◆ What you should do
Produce a word-for-word copy of the listing below without its pictures.

◆ Data shown
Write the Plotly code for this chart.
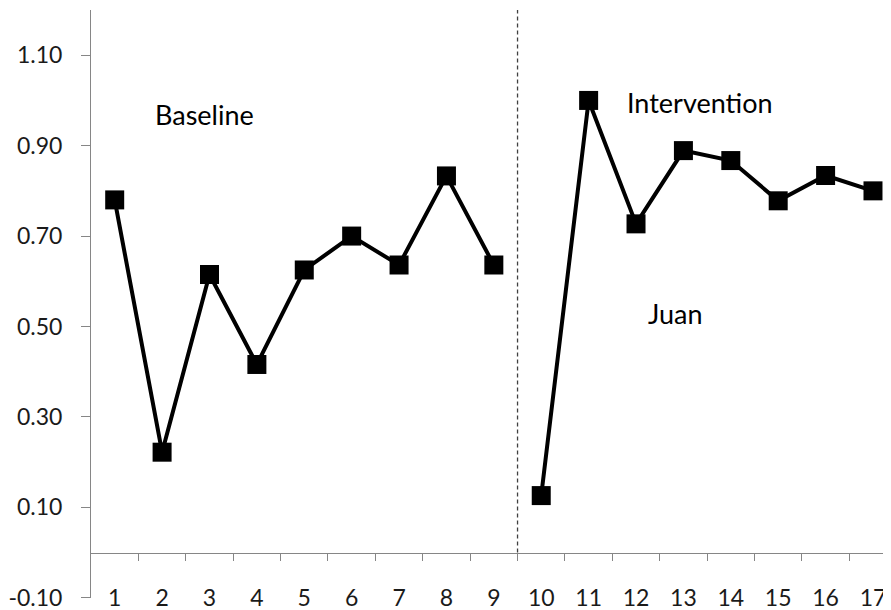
import plotly.graph_objects as go

sessions = list(range(1, 18))
session_labels = [str(s) for s in sessions]
baseline_sessions = sessions[:9]
baseline_scores = [0.78, 0.222, 0.615, 0.416, 0.625, 0.70, 0.636, 0.833, 0.636]
intervention_sessions = sessions[9:]
intervention_scores = [0.126, 1.00, 0.727, 0.889, 0.867, 0.778, 0.834, 0.80]
y_ticks = [-0.1, 0.1, 0.3, 0.5, 0.7, 0.9, 1.1]
phase_change = 9.5
phase_labels = ["Baseline", "Intervention", "Juan"]

FONT = "Lato, Carlito, Calibri, sans-serif"
AXIS_GRAY = "#868686"
TXT = "#1a1a1a"

y_min, y_max = -0.1005, 1.2
x_min, x_max = 0.5, 17.38

fig = go.Figure()
for xs, ys in [(baseline_sessions, baseline_scores), (intervention_sessions, intervention_scores)]:
    fig.add_trace(go.Scatter(
        x=xs, y=ys, mode="lines+markers",
        line=dict(color="black", width=4),
        marker=dict(symbol="square", size=19, color="black"),
        showlegend=False, hoverinfo="skip",
    ))
# invisible trace on overlay axis for the y=0 axis line
fig.add_trace(go.Scatter(x=[sessions[0]], y=[None], xaxis="x2", showlegend=False, hoverinfo="skip"))

fig.add_shape(type="line", x0=phase_change, x1=phase_change, y0=0, y1=y_max,
              xref="x", yref="y", line=dict(color="#404040", width=1.3, dash="4px,3px"))

pos_zero = (0 - y_min) / (y_max - y_min)

# the page body adds an 8px offset, so the figure is 8px smaller on each side
fig.update_layout(
    width=883, height=602,
    margin=dict(l=83, r=0, t=2, b=12),
    paper_bgcolor="white", plot_bgcolor="white",
    font=dict(family=FONT, size=23, color=TXT),
    xaxis=dict(
        range=[x_min, x_max], tickvals=sessions, ticktext=session_labels,
        showline=False, showgrid=False, zeroline=False, ticks="",
        anchor="free", position=0.028, automargin=False,
        ticklabeloverflow="allow",
        tickfont=dict(family=FONT, size=23, color=TXT),
    ),
    xaxis2=dict(
        overlaying="x", matches="x", anchor="free", position=pos_zero,
        tickvals=[s + 0.5 for s in sessions[:-1]], automargin=False,
        showticklabels=False, showline=True, linecolor=AXIS_GRAY, linewidth=1,
        ticks="outside", ticklen=7, tickcolor=AXIS_GRAY, tickwidth=1,
        showgrid=False, zeroline=False,
    ),
    yaxis=dict(
        range=[y_min, y_max], tickvals=y_ticks, automargin=False,
        ticktext=[f"{v:.2f}" for v in y_ticks],
        showline=True, linecolor=AXIS_GRAY, linewidth=1,
        ticks="outside", ticklen=9, tickcolor=AXIS_GRAY, tickwidth=1,
        showgrid=False, zeroline=False, ticklabelstandoff=14,
        ticklabeloverflow="allow",
        tickfont=dict(family=FONT, size=23, color=TXT),
    ),
    annotations=[
        dict(x=2.89, y=0.968, text=phase_labels[0], showarrow=False, xref="x", yref="y",
             font=dict(family=FONT, size=27, color="black")),
        dict(x=13.35, y=0.996, text=phase_labels[1], showarrow=False, xref="x", yref="y",
             font=dict(family=FONT, size=27, color="black")),
        dict(x=12.83, y=0.529, text=phase_labels[2], showarrow=False, xref="x", yref="y",
             font=dict(family=FONT, size=27, color="black")),
    ],
)

fig.write_html("out.html")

◆ Result of this exercise
Write the Plotly code for this chart.
import plotly.graph_objects as go

sessions = list(range(1, 18))
session_labels = [str(s) for s in sessions]
baseline_sessions = sessions[:9]
baseline_scores = [0.78, 0.222, 0.615, 0.416, 0.625, 0.70, 0.636, 0.833, 0.636]
intervention_sessions = sessions[9:]
intervention_scores = [0.126, 1.00, 0.727, 0.889, 0.867, 0.778, 0.834, 0.80]
y_ticks = [-0.1, 0.1, 0.3, 0.5, 0.7, 0.9, 1.1]
phase_change = 9.5
phase_labels = ["Baseline", "Intervention", "Juan"]

FONT = "Lato, Carlito, Calibri, sans-serif"
AXIS_GRAY = "#868686"
TXT = "#1a1a1a"

y_min, y_max = -0.1005, 1.2
x_min, x_max = 0.5, 17.38

fig = go.Figure()
for xs, ys in [(baseline_sessions, baseline_scores), (intervention_sessions, intervention_scores)]:
    fig.add_trace(go.Scatter(
        x=xs, y=ys, mode="lines+markers",
        line=dict(color="black", width=4),
        marker=dict(symbol="square", size=19, color="black"),
        showlegend=False, hoverinfo="skip",
    ))
# invisible trace on overlay axis for the y=0 axis line
fig.add_trace(go.Scatter(x=[sessions[0]], y=[None], xaxis="x2", showlegend=False, hoverinfo="skip"))

fig.add_shape(type="line", x0=phase_change, x1=phase_change, y0=0, y1=y_max,
              xref="x", yref="y", line=dict(color="#404040", width=1.3, dash="4px,3px"))

pos_zero = (0 - y_min) / (y_max - y_min)

# the page body adds an 8px offset, so the figure is 8px smaller on each side
fig.update_layout(
    width=883, height=602,
    margin=dict(l=83, r=0, t=2, b=12),
    paper_bgcolor="white", plot_bgcolor="white",
    font=dict(family=FONT, size=23, color=TXT),
    xaxis=dict(
        range=[x_min, x_max], tickvals=sessions, ticktext=session_labels,
        showline=False, showgrid=False, zeroline=False, ticks="",
        anchor="free", position=0.028, automargin=False,
        ticklabeloverflow="allow",
        tickfont=dict(family=FONT, size=23, color=TXT),
    ),
    xaxis2=dict(
        overlaying="x", matches="x", anchor="free", position=pos_zero,
        tickvals=[s + 0.5 for s in sessions[:-1]], automargin=False,
        showticklabels=False, showline=True, linecolor=AXIS_GRAY, linewidth=1,
        ticks="outside", ticklen=7, tickcolor=AXIS_GRAY, tickwidth=1,
        showgrid=False, zeroline=False,
    ),
    yaxis=dict(
        range=[y_min, y_max], tickvals=y_ticks, automargin=False,
        ticktext=[f"{v:.2f}" for v in y_ticks],
        showline=True, linecolor=AXIS_GRAY, linewidth=1,
        ticks="outside", ticklen=9, tickcolor=AXIS_GRAY, tickwidth=1,
        showgrid=False, zeroline=False, ticklabelstandoff=14,
        ticklabeloverflow="allow",
        tickfont=dict(family=FONT, size=23, color=TXT),
    ),
    annotations=[
        dict(x=2.89, y=0.968, text=phase_labels[0], showarrow=False, xref="x", yref="y",
             font=dict(family=FONT, size=27, color="black")),
        dict(x=13.35, y=0.996, text=phase_labels[1], showarrow=False, xref="x", yref="y",
             font=dict(family=FONT, size=27, color="black")),
        dict(x=12.83, y=0.529, text=phase_labels[2], showarrow=False, xref="x", yref="y",
             font=dict(family=FONT, size=27, color="black")),
    ],
)

fig.write_html("out.html")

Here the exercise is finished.